Tuesday, November 29, 2016

My thoughts on E6

It's obvious I have a love-hate relationship with the d20 System.  I cut my teeth on it, it's universal and solid.  It's also very crunchy and can make a minor choice in character development turn you into a god among men or the worst adventurer ever seen, as well as downplay role-playing by making everything a dice roll.  I understand, after a time, that a lot of the issues with the system comes down to the individual group/DM, but some are ubiquitous; it's as if some of the issues are built in.  I brought up the Fighter/Wizard issue last post, but the issues are much bigger.  I barely even touched on CoDzilla, and didn't even begin on the whole "Tier System" of classes that exists.



The main problems come from power creep in splat books, as well as being unable to see non-casters and half-casters as anything more than mortal men or muggles that only swing battleaxes or look for traps.  We have entire stories about superhuman strongmen like Gilgamesh, Samson, and Hercules; and d20 melee classes sometimes feel like they come up short.  One article states that Gandalf was a level five Wizard, and he solo'd the freaking Balrog.  Which brought up a solution, a game within a game.

Meet "Epic 6."

Epic 6 puts the level cap at 6 instead of 20 (actually the level cap in d20 is infinite, but the rules for playing past 20 are in different books).

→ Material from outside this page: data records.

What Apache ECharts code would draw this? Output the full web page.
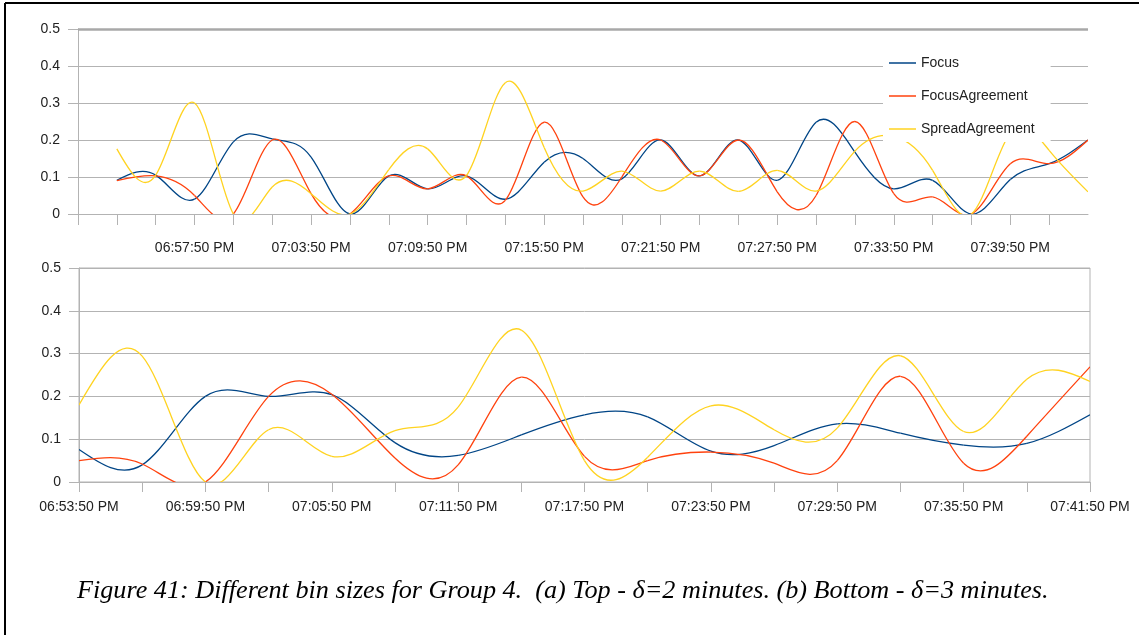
<!DOCTYPE html>
<html>
<head>
<meta charset="utf-8">
<script src="https://cdn.jsdelivr.net/npm/echarts@6/dist/echarts.min.js"></script>
<style>
html,body{margin:0;padding:0;background:#fff;}
#chart{width:1139px;height:638px;}
</style>
</head>
<body>
<div id="chart"></div>
<script>
// ---- Top chart (bin = 2 minutes) ----
var topTimes = ['06:51:50 PM','06:53:50 PM','06:55:50 PM','06:57:50 PM','06:59:50 PM','07:01:50 PM','07:03:50 PM','07:05:50 PM','07:07:50 PM','07:09:50 PM','07:11:50 PM','07:13:50 PM','07:15:50 PM','07:17:50 PM','07:19:50 PM','07:21:50 PM','07:23:50 PM','07:25:50 PM','07:27:50 PM','07:29:50 PM','07:31:50 PM','07:33:50 PM','07:35:50 PM','07:37:50 PM','07:39:50 PM','07:41:50 PM','07:43:50 PM'];
var topFocus = [null,0.091,0.105,0.04,0.195,0.203,0.154,0,0.103,0.068,0.103,0.04,0.14,0.15,0.095,0.2,0.103,0.2,0.091,0.248,0.167,0.068,0.091,0,0.093,0.136,0.2];
var topFocusAgreement = [null,0.09,0.103,0.05,0,0.2,0.055,0,0.103,0.068,0.103,0.037,0.248,0.046,0.1,0.2,0.103,0.2,0.06,0.05,0.25,0.055,0.046,0,0.136,0.136,0.2];
var topSpreadAgreement = [null,0.176,0.105,0.3,0,0.073,0.055,0,0.12,0.176,0.104,0.355,0.18,0.062,0.116,0.062,0.116,0.061,0.118,0.062,0.17,0.21,0.118,0,0.22,0.172,0.06];

// ---- Bottom chart (bin = 3 minutes) ----
var bottomTimes = ['06:53:50 PM','06:56:50 PM','06:59:50 PM','07:02:50 PM','07:05:50 PM','07:08:50 PM','07:11:50 PM','07:14:50 PM','07:17:50 PM','07:20:50 PM','07:23:50 PM','07:26:50 PM','07:29:50 PM','07:32:50 PM','07:35:50 PM','07:38:50 PM','07:41:50 PM'];
var bottomFocus = [0.076,0.04,0.2,0.2,0.204,0.092,0.062,0.11,0.157,0.152,0.072,0.085,0.136,0.114,0.086,0.09,0.157];
var bottomFocusAgreement = [0.05,0.042,0,0.2,0.205,0.056,0.04,0.245,0.06,0.05,0.07,0.044,0.05,0.247,0.044,0.107,0.269];
var bottomSpreadAgreement = [0.18,0.294,0,0.122,0.06,0.12,0.175,0.355,0.05,0.058,0.178,0.122,0.126,0.295,0.118,0.24,0.235];

var seriesNames = ['Focus','FocusAgreement','SpreadAgreement'];
var colors = ['#004586','#ff420e','#ffd320'];
var captionText = 'Figure 41: Different bin sizes for Group 4.  (a) Top - \u03b4=2 minutes. (b) Bottom - \u03b4=3 minutes.';

var gridGray = '#b3b3b3';
var labelFont = {color:'#222', fontFamily:'Liberation Sans, Arial, sans-serif', fontSize:14};

function yAxisDef(gridIndex){
  return {
    type:'value', gridIndex:gridIndex, min:0, max:0.5, interval:0.1,
    axisLine:{show:true, lineStyle:{color:gridGray, width:1}},
    axisTick:{show:true, length:10, lineStyle:{color:gridGray}},
    axisLabel:Object.assign({margin:18}, labelFont),
    splitLine:{show:true, lineStyle:{color:gridGray, width:1}}
  };
}

// Natural cubic spline through the pixel positions of the data points.
function splineSegments(pts){
  var n = pts.length - 1;
  var M = new Array(n + 1).fill(0);
  if (n >= 2) {
    var a = [], b = [], c = [], d = [];
    for (var i = 1; i < n; i++) {
      var h0 = pts[i][0] - pts[i-1][0], h1 = pts[i+1][0] - pts[i][0];
      a.push(h0); b.push(2 * (h0 + h1)); c.push(h1);
      d.push(6 * ((pts[i+1][1] - pts[i][1]) / h1 - (pts[i][1] - pts[i-1][1]) / h0));
    }
    var m = b.length;
    for (var k = 1; k < m; k++) {
      var w = a[k] / b[k-1];
      b[k] -= w * c[k-1];
      d[k] -= w * d[k-1];
    }
    var sol = new Array(m);
    sol[m-1] = d[m-1] / b[m-1];
    for (var k2 = m - 2; k2 >= 0; k2--) sol[k2] = (d[k2] - c[k2] * sol[k2+1]) / b[k2];
    for (var k3 = 0; k3 < m; k3++) M[k3+1] = sol[k3];
  }
  var segs = [];
  for (var s = 0; s < n; s++) {
    var p0 = pts[s], p1 = pts[s+1], h = p1[0] - p0[0];
    var slope = (p1[1] - p0[1]) / h;
    var d0 = slope - h * (2 * M[s] + M[s+1]) / 6;
    var d1 = slope + h * (M[s] + 2 * M[s+1]) / 6;
    segs.push({
      x1:p0[0], y1:p0[1], x2:p1[0], y2:p1[1],
      cpx1:p0[0] + h/3, cpy1:p0[1] + d0 * h/3,
      cpx2:p1[0] - h/3, cpy2:p1[1] - d1 * h/3
    });
  }
  return segs;
}

function splineSeries(name, idx, values, axisIdx){
  return {
    name:name, type:'custom', xAxisIndex:axisIdx, yAxisIndex:axisIdx,
    coordinateSystem:'cartesian2d',
    data:values.map(function(v, i){ return [i, v]; }),
    itemStyle:{color:colors[idx]},
    encode:{x:0, y:1},
    animation:false, silent:true,
    renderItem:function(params, api){
      var i = params.dataIndex;
      if (values[i] == null || i >= values.length - 1 || values[i+1] == null) return null;
      var first = i;
      while (first > 0 && values[first-1] != null) first--;
      var last = i + 1;
      while (last < values.length - 1 && values[last+1] != null) last++;
      var pts = [];
      for (var j = first; j <= last; j++) pts.push(api.coord([j, values[j]]));
      var seg = splineSegments(pts)[i - first];
      var cs = params.coordSys;
      return {
        type:'bezierCurve',
        shape:seg,
        style:{stroke:colors[idx], lineWidth:1.3, fill:null},
        clipPath:{type:'rect', shape:{x:cs.x, y:cs.y - 1, width:cs.width, height:cs.height + 1}}
      };
    }
  };
}

var option = {
  backgroundColor:'#fff',
  animation:false,
  grid:[
    {left:78, right:51, top:29, height:185, containLabel:false},
    {left:79, right:49, top:268, height:214, containLabel:false, show:true, borderColor:gridGray, borderWidth:1, backgroundColor:'transparent'}
  ],
  legend:{
    data:seriesNames.map(function(n){ return {name:n, icon:'rect'}; }),
    orient:'vertical', left:883, top:45,
    itemWidth:27, itemHeight:1.5, itemGap:19,
    padding:[11,16,6,6], backgroundColor:'#fff', z:10,
    textStyle:{color:'#222', fontFamily:'Liberation Sans, Arial, sans-serif', fontSize:14}
  },
  xAxis:[
    {
      type:'category', gridIndex:0, data:topTimes, boundaryGap:false,
      axisLine:{show:true, lineStyle:{color:gridGray}},
      axisTick:{show:true, length:11, lineStyle:{color:gridGray}, interval:function(i){return i < topTimes.length-1;}},
      axisLabel:Object.assign({margin:27, interval:function(i){return i>0 && i%3===0 && i<topTimes.length-1;}}, labelFont),
      splitLine:{show:false}
    },
    {
      type:'category', gridIndex:1, data:bottomTimes, boundaryGap:false,
      axisLine:{show:true, lineStyle:{color:gridGray}},
      axisTick:{show:true, length:10, lineStyle:{color:gridGray}, interval:0},
      axisLabel:Object.assign({margin:18, interval:1}, labelFont),
      splitLine:{show:false}
    }
  ],
  yAxis:[yAxisDef(0), yAxisDef(1)],
  series:[
    splineSeries(seriesNames[0],0,topFocus,0),
    splineSeries(seriesNames[1],1,topFocusAgreement,0),
    splineSeries(seriesNames[2],2,topSpreadAgreement,0),
    splineSeries(seriesNames[0],0,bottomFocus,1),
    splineSeries(seriesNames[1],1,bottomFocusAgreement,1),
    splineSeries(seriesNames[2],2,bottomSpreadAgreement,1),
    {
      type:'line', xAxisIndex:0, yAxisIndex:0, data:[], silent:true, animation:false,
      markLine:{
        silent:true, symbol:['none','none'], label:{show:false}, animation:false,
        lineStyle:{color:'#a8a8a8', width:2.5, type:'solid'},
        data:[{yAxis:0.5}]
      }
    }
  ],
  graphic:[
    {type:'line', shape:{x1:5, y1:3, x2:1139, y2:3}, style:{stroke:'#000', lineWidth:2}, silent:true},
    {type:'line', shape:{x1:5, y1:3, x2:5, y2:635}, style:{stroke:'#000', lineWidth:2}, silent:true},
    {type:'text', left:77, top:578, silent:true,
     style:{text:captionText, fill:'#000', font:'italic 26.2px "Liberation Serif", "Times New Roman", serif'}}
  ]
};

var chart = echarts.init(document.getElementById('chart'), null, {renderer:'canvas'});
chart.setOption(option);
</script>
</body>
</html>
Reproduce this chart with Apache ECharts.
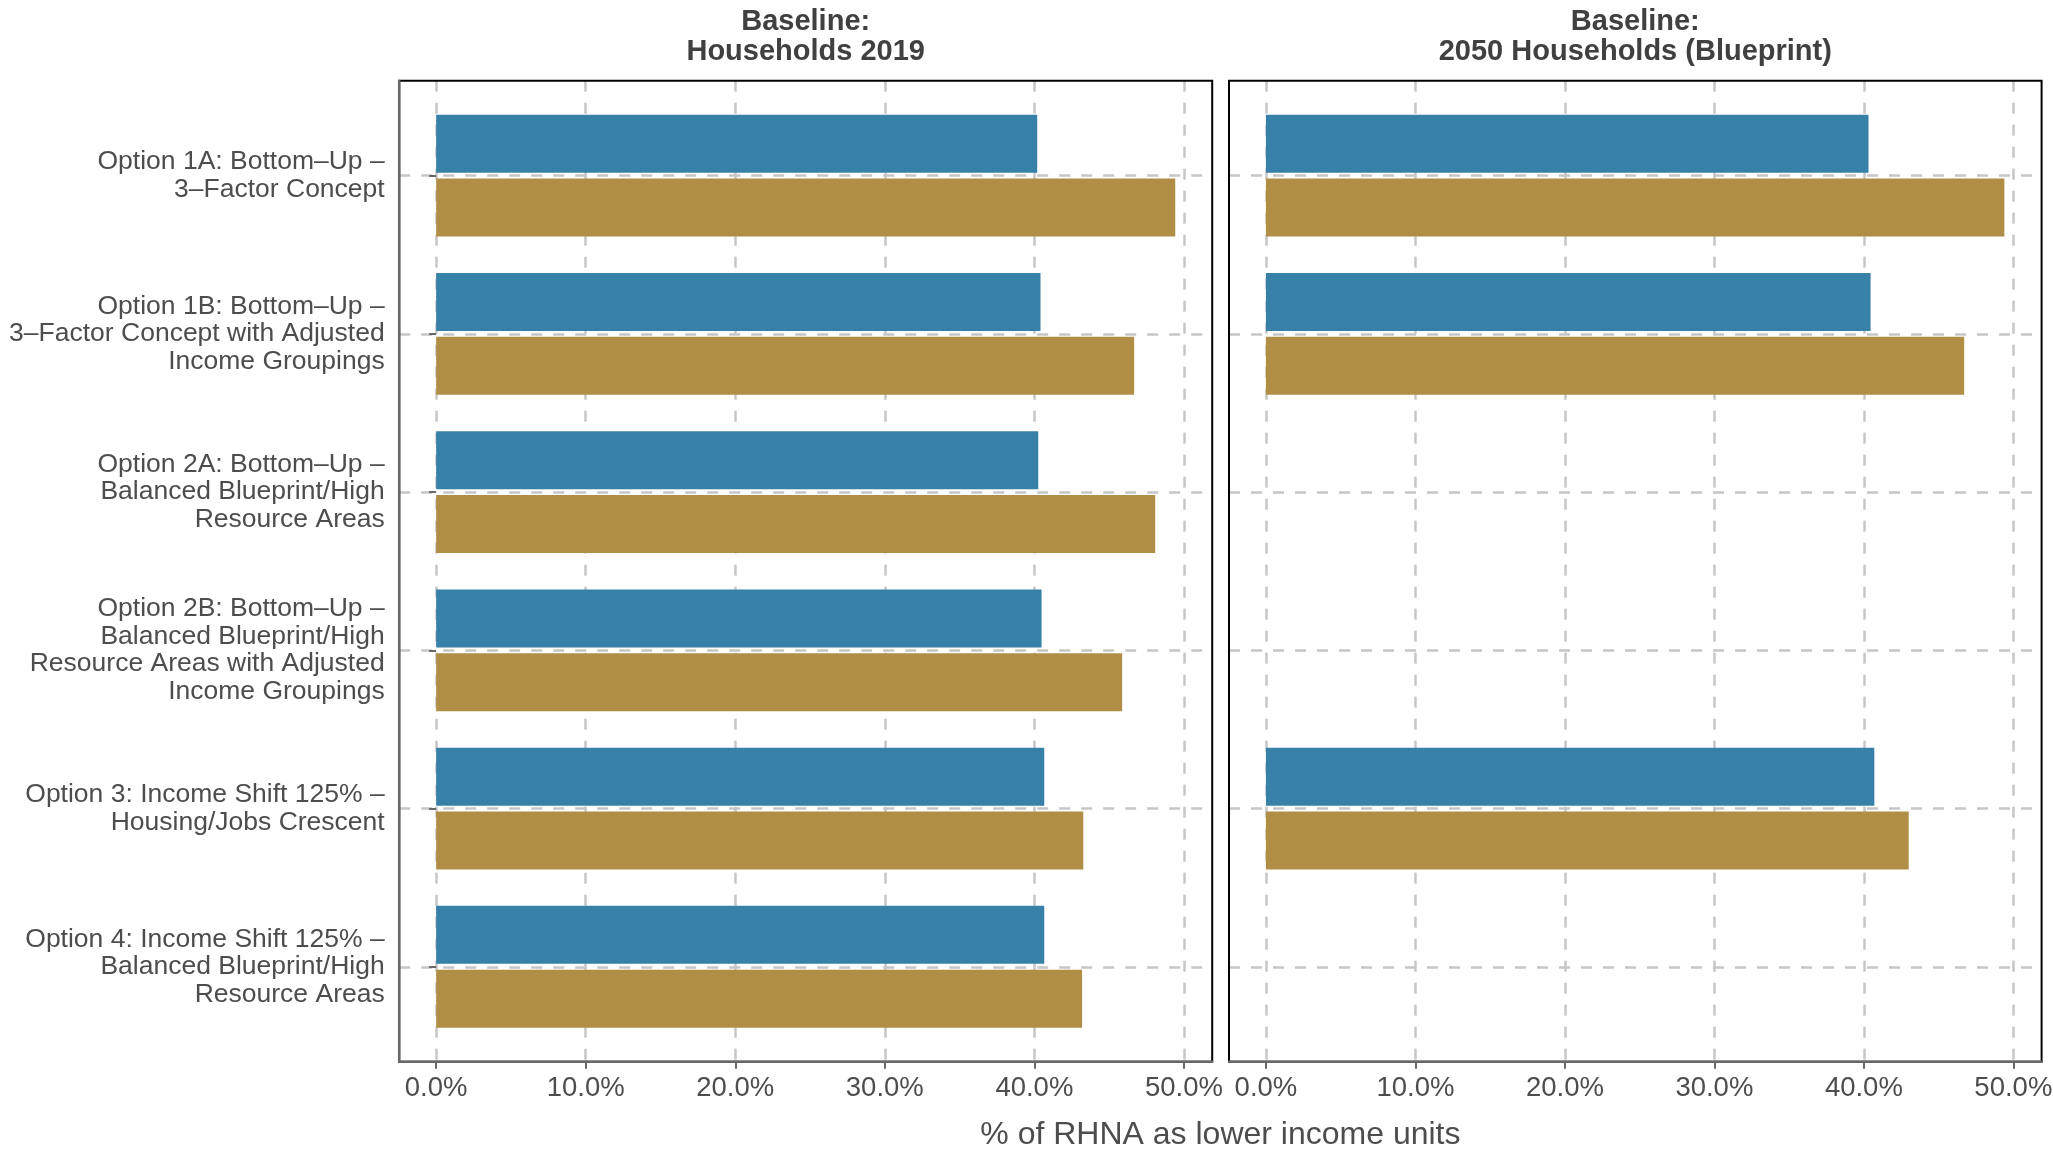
<!DOCTYPE html>
<html>
<head>
<meta charset="utf-8">
<title>Lower income units share</title>
<script src="https://cdn.jsdelivr.net/npm/echarts@6/dist/echarts.min.js"></script>
<style>
  html, body { margin: 0; padding: 0; background: #fff; }
  #main { width: 2053px; height: 1149px; }
</style>
</head>
<body>
<div id="main"></div>
<script>
// 数据
var options = [
    "Option 1A: Bottom\u2013Up \u2013\n3\u2013Factor Concept",
    "Option 1B: Bottom\u2013Up \u2013\n3\u2013Factor Concept with Adjusted\nIncome Groupings",
    "Option 2A: Bottom\u2013Up \u2013\nBalanced Blueprint/High\nResource Areas",
    "Option 2B: Bottom\u2013Up \u2013\nBalanced Blueprint/High\nResource Areas with Adjusted\nIncome Groupings",
    "Option 3: Income Shift 125% \u2013\nHousing/Jobs Crescent",
    "Option 4: Income Shift 125% \u2013\nBalanced Blueprint/High\nResource Areas"
];
var panelTitles = ["Baseline:\nHouseholds 2019", "Baseline:\n2050 Households (Blueprint)"];
var xTicks = [0, 10, 20, 30, 40, 50];

// 左: Households 2019
var leftBlue = [40.19, 40.41, 40.26, 40.48, 40.66, 40.66];
var leftGold = [49.42, 46.67, 48.08, 45.87, 43.27, 43.19];
// 右: 2050 Households (Blueprint)
var rightBlue = [40.31, 40.45, '-', '-', 40.70, '-'];
var rightGold = [49.40, 46.71, '-', '-', 43.00, '-'];

var xTitle = "% of RHNA as lower income units";

// 布局
var FRAME_TOP = 80.7, FRAME_BOTTOM = 1061.7;
var panels = [{left: 399.2, right: 1212.2}, {left: 1229, right: 2041.6}];
var X_MIN = -2.47, X_MAX = 51.89;   // ggplot expanded limits
var BLUE = '#3780A8', GOLD = '#B18E45';
var GRID_COLOR = '#c6c6c6', AXIS_COLOR = '#686868', TEXT_COLOR = '#4d4d4d';
var FONT = 'Liberation Sans, Arial, sans-serif';

var pitch = (FRAME_BOTTOM - FRAME_TOP) / (options.length - 1 + 1.2);
var catTop = FRAME_TOP + 0.6 * pitch;
var catHeight = (options.length - 1) * pitch;

var grids = [], xAxes = [], yAxes = [], graphics = [];
var seriesData = [[leftBlue, leftGold], [rightBlue, rightGold]];
var series = [];

panels.forEach(function (p, i) {
    var w = p.right - p.left;
    var pxPer = w / (X_MAX - X_MIN);
    var isLeft = i === 0;

    // grid A: 柱子 + 横向虚线
    grids.push({left: p.left, top: catTop, width: w, height: catHeight,
        containLabel: false, outerBoundsMode: 'none'});
    xAxes.push({gridIndex: 2 * i, type: 'value', min: X_MIN, max: X_MAX, show: false});
    yAxes.push({
        gridIndex: 2 * i, type: 'category', data: options, inverse: true, boundaryGap: false,
        axisLine: {show: false},
        axisTick: {show: isLeft, length: 7, lineStyle: {color: AXIS_COLOR, width: 2}},
        axisLabel: {show: isLeft, interval: 0, margin: 14.5, fontSize: 26.5, lineHeight: 27.5,
            color: TEXT_COLOR, fontFamily: FONT, align: 'right'},
        splitLine: {show: true, lineStyle: {color: GRID_COLOR, width: 2.5, type: [11, 11]}}
    });

    // grid B: 纵向虚线 + x 轴标签
    grids.push({left: p.left + (0 - X_MIN) * pxPer, top: FRAME_TOP,
        width: 50 * pxPer, height: FRAME_BOTTOM - FRAME_TOP,
        containLabel: false, outerBoundsMode: 'none'});
    xAxes.push({
        gridIndex: 2 * i + 1, type: 'value', min: 0, max: 50, interval: 10,
        axisLine: {show: false},
        axisTick: {show: true, length: 7, lineStyle: {color: AXIS_COLOR, width: 2}},
        axisLabel: {margin: 13, fontSize: 27.5, color: TEXT_COLOR, fontFamily: FONT,
            formatter: function (v) { return v.toFixed(1) + '%'; }},
        splitLine: {show: true, lineStyle: {color: GRID_COLOR, width: 2.5, type: [11, 11]}}
    });
    yAxes.push({gridIndex: 2 * i + 1, type: 'value', min: 0, max: 1, show: false});

    seriesData[i].forEach(function (d, j) {
        series.push({
            type: 'bar', xAxisIndex: 2 * i, yAxisIndex: 2 * i, data: d,
            barWidth: 58, barGap: '10%',
            itemStyle: {color: j === 0 ? BLUE : GOLD},
            silent: true
        });
    });

    // 面板边框
    graphics.push({type: 'rect', z: 100, silent: true,
        shape: {x: p.left, y: FRAME_TOP, width: w, height: FRAME_BOTTOM - FRAME_TOP},
        style: {fill: null, stroke: '#000', lineWidth: 2}});
    graphics.push({type: 'line', z: 101, silent: true,
        shape: {x1: p.left - 1, y1: FRAME_BOTTOM, x2: p.right + 1, y2: FRAME_BOTTOM},
        style: {stroke: AXIS_COLOR, lineWidth: 2.5}});
    if (isLeft) {
        graphics.push({type: 'line', z: 101, silent: true,
            shape: {x1: p.left, y1: FRAME_TOP - 1, x2: p.left, y2: FRAME_BOTTOM + 1},
            style: {stroke: AXIS_COLOR, lineWidth: 2.5}});
    }
    // 面板标题
    graphics.push({type: 'text', silent: true,
        x: (p.left + p.right) / 2, y: 37,
        style: {text: panelTitles[i], fill: '#404040', font: 'bold 29px ' + FONT,
            lineHeight: 30, align: 'center', verticalAlign: 'middle'}});
});

graphics.push({type: 'text', silent: true,
    x: (panels[0].left + panels[1].right) / 2, y: 1135.5,
    style: {text: xTitle, fill: TEXT_COLOR, font: '32px ' + FONT,
        align: 'center', verticalAlign: 'middle'}});

var myChart = echarts.init(document.getElementById('main'));
var option = {
    animation: false,
    backgroundColor: '#fff',
    grid: grids,
    xAxis: xAxes,
    yAxis: yAxes,
    series: series,
    graphic: graphics
};
myChart.setOption(option);
</script>
</body>
</html>
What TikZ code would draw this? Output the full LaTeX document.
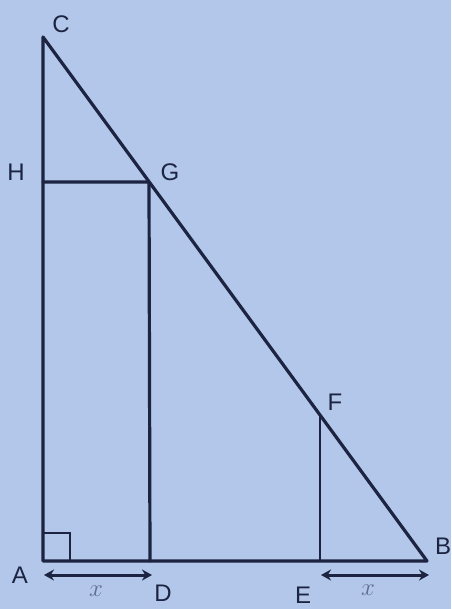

This keeps the game at low level play, where things are still balanced.  There are a few variants to E6; M6 is a Pathfinder version that adds on Mythic rules for some advancement, E8 raises the levek cap to 8, and so on.  Even the official Pathfinder Society caps their games at 12th level, where their characters retire.  The low-to-mid levels were where the characters were balanced, each member of the team contributing equally, with Fighters starting to bow out to Wizards but the power-balance remains. Low-to-Mid level also covers most fantasy tales.  Lower levels are like Robert Howard, Mids akin to Tolkein.

But how would E6 and related play, and what sort of settings would be best for them?  I feel more pulpy settings like Dark Sun, Eberron, Lankhmar, etc. are best.  Forgotten Realms and Mystara almost need high level play, and possibly Golarion (I am not that well versed in Pathfinder's main setting). Play would probably be as normal at first, increasing to more deadly and epic once you hit the cap and fight enemies much more powerful.  In other words, truely epic adventures in a shorter span of time.  The common mooks also stay deadly for a longer period of time.

Obviously this is more of a judgement call for certain types of settings and certain kinds of play styles.  But if you like d20 but hate crunch, maybe give this a shot.